General information
- Type: High performance glider
- National origin: France
- Manufacturer: Helice G. Merville
- Designer: R. Cartier
- Number built: 1

History
- First flight: 11 January 1960
- Developed from: Merville S.30

= Merville SM.31 =

French single seat glider, 1960

The Merville SM.31 is a French high performance glider with a laminar flow wing, first flown in 1960. Only one was built.

==Design and development==
In the 1960s, André Merville was president of the Boulogne- based company Helice G. Merville, which had been the chief supplier of wooden propellers for French aircraft since the end of World War I. He sought to broaden the firm's product range by producing both light aircraft and gliders. The SM.31 high-performance sailplane was a development of their S.30 (sometimes written SM.30).

It is a wood-framed aircraft, covered with a mixture of plywood and fabric. Its wing was built around a single spar with ply covering from the spar around the leading edge and fabric aft. The smooth ply skin covers just over half the chord, matching the approximate distance over which the ideal NACA airfoil 65_{4}421 maintains laminar flow; the rest is fabric-covered, though the covering of the plain ailerons is a ply and fabric mixture. In plan the wing has a rectangular centre section reaching out to about 60% of the span. Its square tipped outer sections have a swept leading edge, giving them a 6° sweep at quarter chord and a taper ratio of 65%. The ailerons are each in two parts, operating differentially and occupying about 63% of the span; the rest of the trailing edge is filled with lift-increasing Fowler flaps. There are Schempp-Hirth type air brakes on the inner section at 57% chord. The wings are shoulder mounted with a dihedral of 2.5°.

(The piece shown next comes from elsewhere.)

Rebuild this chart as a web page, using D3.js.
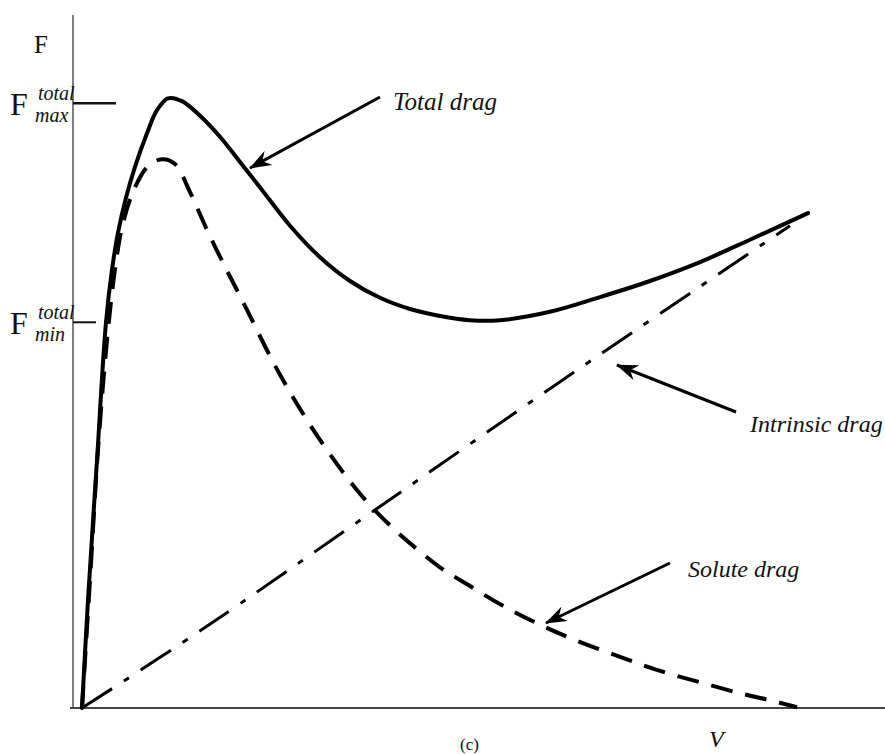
<!DOCTYPE html>
<html>
<head>
<meta charset="utf-8">
<script src="https://cdn.jsdelivr.net/npm/d3@7"></script>
<style>
  body { margin: 0; background: #fff; }
  .lbl { font-family: "Liberation Serif", serif; font-style: italic; fill: #111; }
</style>
</head>
<body>
<div id="chart"></div>
<script>
// velocity samples and drag force values (arbitrary units)
var totalV = [0, 0.075, 0.1875, 0.3, 0.375, 0.45, 0.55, 0.6625, 0.8125, 0.9375, 1.075, 1.25, 1.475, 1.725, 1.975, 2.25, 2.6, 2.975, 3.35, 3.725, 4.1, 4.475, 4.85, 5.225, 5.85, 6.475, 7.1, 7.725, 8.35, 9.075];
var totalF = [0, 1.54, 3.54, 5.51, 6.26, 6.79, 7.29, 7.73, 8.21, 8.54, 8.71, 8.67, 8.46, 8.16, 7.8, 7.4, 6.89, 6.44, 6.1, 5.86, 5.7, 5.6, 5.54, 5.54, 5.66, 5.87, 6.1, 6.37, 6.69, 7.07];

var soluteV = [0, 0.1, 0.2, 0.325, 0.425, 0.5125, 0.6625, 0.825, 1.0, 1.1625, 1.35, 1.5625, 1.7625, 2.0, 2.475, 2.975, 3.475, 3.85, 4.125, 4.475, 4.825, 5.2625, 5.725, 6.1875, 6.725, 7.225, 7.75, 8.225, 8.6, 8.9375];
var soluteF = [0, 1.83, 3.69, 5.4, 6.37, 6.93, 7.44, 7.74, 7.84, 7.77, 7.37, 6.83, 6.36, 5.83, 4.76, 3.83, 3.06, 2.61, 2.33, 2.01, 1.76, 1.46, 1.19, 0.96, 0.73, 0.53, 0.36, 0.21, 0.11, 0.01];

var intrinsicV = [0, 1.5, 3.625, 6.0, 8.85];
var intrinsicF = [0, 1.12, 2.8, 4.68, 6.89];

var fMax = 8.64;
var fMin = 5.51;

var svg_Width = 885;
var svg_Height = 754;

var svg = d3.select('#chart')
    .append('svg')
    .attr('width', svg_Width)
    .attr('height', svg_Height);

var xScale = d3.scaleLinear().domain([0, 10]).range([82, 882]);
var yScale = d3.scaleLinear().domain([0, 10]).range([708, 8]);

function pts(xs, ys) {
  return xs.map(function(v, i) { return [v, ys[i]]; });
}

var line = d3.line()
    .x(function(d) { return xScale(d[0]); })
    .y(function(d) { return yScale(d[1]); })
    .curve(d3.curveCatmullRom.alpha(0.5));

// axes (plain lines, no ticks)
svg.append('line')
    .attr('x1', 73).attr('x2', 73)
    .attr('y1', 15).attr('y2', 709)
    .attr('stroke', '#555').attr('stroke-width', 1.5);
svg.append('line')
    .attr('x1', 70).attr('x2', 885)
    .attr('y1', yScale(0)).attr('y2', yScale(0))
    .attr('stroke', '#444').attr('stroke-width', 2);

// Fmax / Fmin marks
svg.append('line')
    .attr('x1', 73).attr('x2', 116)
    .attr('y1', yScale(fMax)).attr('y2', yScale(fMax))
    .attr('stroke', '#111').attr('stroke-width', 2.5);
svg.append('line')
    .attr('x1', 73).attr('x2', 96)
    .attr('y1', yScale(fMin)).attr('y2', yScale(fMin))
    .attr('stroke', '#111').attr('stroke-width', 2);

// curves
svg.append('path')
    .datum(pts(intrinsicV, intrinsicF))
    .attr('d', line)
    .attr('fill', 'none')
    .attr('stroke', '#000')
    .attr('stroke-width', 3)
    .attr('stroke-dasharray', '36,14,6,14');

svg.append('path')
    .datum(pts(soluteV, soluteF))
    .attr('d', line)
    .attr('fill', 'none')
    .attr('stroke', '#000')
    .attr('stroke-width', 4)
    .attr('stroke-dasharray', '22,13');

svg.append('path')
    .datum(pts(totalV, totalF))
    .attr('d', line)
    .attr('fill', 'none')
    .attr('stroke', '#000')
    .attr('stroke-width', 4)
    .attr('stroke-linecap', 'round');

// arrow head
svg.append('defs').append('marker')
    .attr('id', 'arr')
    .attr('viewBox', '0 0 22 16')
    .attr('refX', 21).attr('refY', 8)
    .attr('markerWidth', 22).attr('markerHeight', 16)
    .attr('markerUnits', 'userSpaceOnUse')
    .attr('orient', 'auto')
    .append('path')
    .attr('d', 'M0,0 L22,8 L0,16 L7,8 Z')
    .attr('fill', '#000');

var arrows = [
  {x1: 380, y1: 97, x2: 250, y2: 168},
  {x1: 736, y1: 412, x2: 617, y2: 365},
  {x1: 670, y1: 563, x2: 546, y2: 623}
];
svg.selectAll('.arrow')
    .data(arrows)
    .enter()
    .append('line')
    .attr('x1', function(d) { return d.x1; })
    .attr('y1', function(d) { return d.y1; })
    .attr('x2', function(d) { return d.x2; })
    .attr('y2', function(d) { return d.y2; })
    .attr('stroke', '#000')
    .attr('stroke-width', 3)
    .attr('marker-end', 'url(#arr)');

// curve labels
var labels = [
  {t: 'Total drag', x: 393, y: 110, s: 25},
  {t: 'Intrinsic drag', x: 750, y: 432, s: 24},
  {t: 'Solute drag', x: 688, y: 577, s: 24}
];
svg.selectAll('.lbl')
    .data(labels)
    .enter()
    .append('text')
    .attr('class', 'lbl')
    .attr('x', function(d) { return d.x; })
    .attr('y', function(d) { return d.y; })
    .attr('font-size', function(d) { return d.s + 'px'; })
    .text(function(d) { return d.t; });

// axis labels
svg.append('text')
    .attr('x', 34).attr('y', 53)
    .attr('font-family', 'Liberation Serif, serif')
    .attr('font-size', '25px')
    .attr('fill', '#111')
    .text('F');

svg.append('text')
    .attr('x', 709).attr('y', 747)
    .attr('font-family', 'Liberation Serif, serif')
    .attr('font-style', 'italic')
    .attr('font-size', '24px')
    .attr('fill', '#111')
    .text('V');

svg.append('text')
    .attr('x', 460).attr('y', 750)
    .attr('font-family', 'Liberation Serif, serif')
    .attr('font-size', '17px')
    .attr('fill', '#111')
    .text('(c)');

function fLabel(yTick, sub) {
  var g = svg.append('g');
  g.append('text')
      .attr('x', 10).attr('y', yTick + 12)
      .attr('font-family', 'Liberation Serif, serif')
      .attr('font-size', '32px')
      .attr('fill', '#111')
      .text('F');
  g.append('text')
      .attr('class', 'lbl')
      .attr('x', 38).attr('y', yTick - 3)
      .attr('font-size', '20px')
      .text('total');
  g.append('text')
      .attr('class', 'lbl')
      .attr('x', 35).attr('y', yTick + 19)
      .attr('font-size', '20px')
      .text(sub);
}
fLabel(yScale(fMax), 'max');
fLabel(yScale(fMin), 'min');
</script>
</body>
</html>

The fuselage of the SM.31 is ply covered over wooden frames and stringers. In section it is ovoid, deep and narrow in the single-seat cockpit area ahead of the wings. Its single-piece, blown perspex canopy occupies most of this forward region. It has a rounded profile which curves upwards into the upper fuselage line just ahead of the wing and is side opening. Aft, the fuselage tapers slowly to the tail, where the straight tapered tailplane and elevators are mounted on top. The fin is faired into the fuselage at its root but elsewhere the vertical tail is straight tapered and flat topped. The rudder, hinged behind the elevator trailing edge and extending down to the keel, is not balanced. All the fixed tail surfaces are ply covered, with fabric covered control surfaces. The SM.31 lands on a semi-recessed, unsprung monowheel, fitted with brakes and assisted by a fixed skid which stretches from nose the under the wing trailing edge together with a tail bumper protecting the rudder.

The SM.31's first flight was made on 11 January 1960. The sole example still exists, though neither airworthy nor on display. Whether it is F-CCHN in the Ailes Ancienne collection in Toulouse or F-CBYK at the Musée Régional de l'Air at Angers is not certain; one is probably the SM.30 and the other the SM.31.